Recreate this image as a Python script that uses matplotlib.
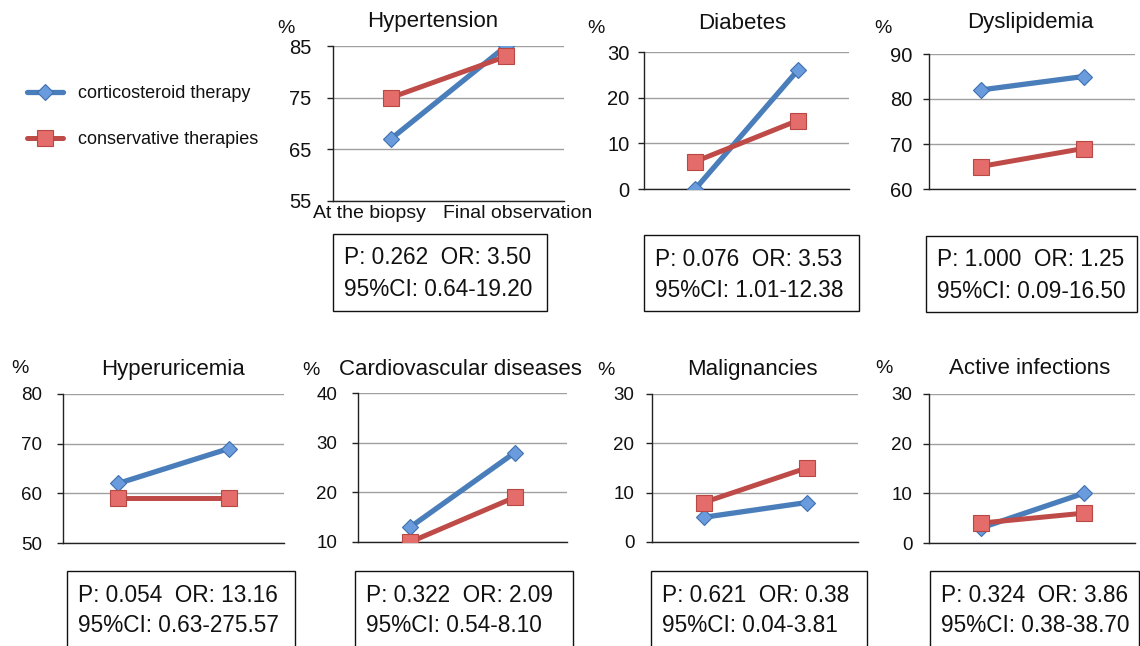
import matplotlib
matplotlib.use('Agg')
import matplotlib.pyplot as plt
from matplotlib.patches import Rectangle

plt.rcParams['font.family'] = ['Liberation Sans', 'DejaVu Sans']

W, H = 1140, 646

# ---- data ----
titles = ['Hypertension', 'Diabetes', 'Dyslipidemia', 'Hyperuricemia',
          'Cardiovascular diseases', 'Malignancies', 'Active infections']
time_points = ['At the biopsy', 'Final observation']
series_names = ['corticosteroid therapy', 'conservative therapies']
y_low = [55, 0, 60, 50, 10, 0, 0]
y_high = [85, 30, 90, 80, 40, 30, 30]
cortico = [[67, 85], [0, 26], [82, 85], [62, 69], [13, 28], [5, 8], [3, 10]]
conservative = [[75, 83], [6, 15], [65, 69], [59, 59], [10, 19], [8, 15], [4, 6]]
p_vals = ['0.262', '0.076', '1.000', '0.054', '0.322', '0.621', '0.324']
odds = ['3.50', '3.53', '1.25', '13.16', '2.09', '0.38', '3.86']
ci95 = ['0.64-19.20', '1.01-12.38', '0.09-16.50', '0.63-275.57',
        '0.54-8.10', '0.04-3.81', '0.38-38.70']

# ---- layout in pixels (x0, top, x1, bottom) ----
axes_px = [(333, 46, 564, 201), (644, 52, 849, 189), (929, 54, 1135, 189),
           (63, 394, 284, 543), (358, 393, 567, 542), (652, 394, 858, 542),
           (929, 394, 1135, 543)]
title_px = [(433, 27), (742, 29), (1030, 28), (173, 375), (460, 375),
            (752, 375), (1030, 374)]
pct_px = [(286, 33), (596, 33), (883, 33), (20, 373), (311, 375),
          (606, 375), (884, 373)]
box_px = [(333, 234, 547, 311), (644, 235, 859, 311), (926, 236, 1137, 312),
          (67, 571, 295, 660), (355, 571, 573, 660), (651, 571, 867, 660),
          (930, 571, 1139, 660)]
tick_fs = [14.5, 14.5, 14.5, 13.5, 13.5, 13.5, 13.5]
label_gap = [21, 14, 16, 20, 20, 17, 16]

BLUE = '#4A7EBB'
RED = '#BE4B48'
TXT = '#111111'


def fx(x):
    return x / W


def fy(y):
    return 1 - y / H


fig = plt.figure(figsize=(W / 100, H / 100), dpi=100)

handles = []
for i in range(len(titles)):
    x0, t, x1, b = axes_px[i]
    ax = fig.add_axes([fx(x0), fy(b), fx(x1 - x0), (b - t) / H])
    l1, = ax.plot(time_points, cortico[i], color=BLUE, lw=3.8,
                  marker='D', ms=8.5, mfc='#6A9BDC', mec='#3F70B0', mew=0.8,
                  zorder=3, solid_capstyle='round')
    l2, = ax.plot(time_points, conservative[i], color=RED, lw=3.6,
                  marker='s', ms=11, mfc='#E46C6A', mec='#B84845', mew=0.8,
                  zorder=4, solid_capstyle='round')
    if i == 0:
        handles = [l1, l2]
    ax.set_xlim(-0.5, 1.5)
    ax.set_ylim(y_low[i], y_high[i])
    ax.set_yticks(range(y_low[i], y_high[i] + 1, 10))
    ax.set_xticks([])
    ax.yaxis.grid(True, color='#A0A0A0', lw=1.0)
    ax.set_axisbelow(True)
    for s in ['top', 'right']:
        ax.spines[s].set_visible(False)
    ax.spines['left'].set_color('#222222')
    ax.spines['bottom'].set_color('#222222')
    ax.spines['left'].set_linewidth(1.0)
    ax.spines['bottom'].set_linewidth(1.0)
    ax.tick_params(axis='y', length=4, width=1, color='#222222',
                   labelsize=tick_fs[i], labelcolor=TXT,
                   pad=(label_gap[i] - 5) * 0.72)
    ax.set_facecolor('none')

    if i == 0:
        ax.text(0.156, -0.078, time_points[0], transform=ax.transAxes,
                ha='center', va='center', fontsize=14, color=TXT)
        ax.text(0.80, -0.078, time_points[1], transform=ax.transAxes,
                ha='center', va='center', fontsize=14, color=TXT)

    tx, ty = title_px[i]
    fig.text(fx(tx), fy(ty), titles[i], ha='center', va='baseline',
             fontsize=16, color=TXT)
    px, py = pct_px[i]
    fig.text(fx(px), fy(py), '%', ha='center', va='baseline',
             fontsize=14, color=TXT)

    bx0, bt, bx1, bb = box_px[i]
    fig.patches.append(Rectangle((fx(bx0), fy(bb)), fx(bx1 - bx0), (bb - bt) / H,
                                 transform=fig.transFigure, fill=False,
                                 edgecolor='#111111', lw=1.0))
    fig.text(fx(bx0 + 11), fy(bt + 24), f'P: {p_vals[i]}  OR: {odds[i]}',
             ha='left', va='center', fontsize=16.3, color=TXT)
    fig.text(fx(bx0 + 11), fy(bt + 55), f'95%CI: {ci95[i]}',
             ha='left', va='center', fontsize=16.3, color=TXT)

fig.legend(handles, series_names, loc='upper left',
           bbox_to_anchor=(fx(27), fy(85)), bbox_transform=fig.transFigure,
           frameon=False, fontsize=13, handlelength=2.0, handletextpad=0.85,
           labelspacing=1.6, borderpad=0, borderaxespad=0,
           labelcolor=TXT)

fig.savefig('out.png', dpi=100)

-------

■ Written instruction
Find the lines above that include the string "matplotlib" and copy them.

■ Answer to this task
Recreate this image as a Python script that uses matplotlib.
import matplotlib
matplotlib.use('Agg')
import matplotlib.pyplot as plt
from matplotlib.patches import Rectangle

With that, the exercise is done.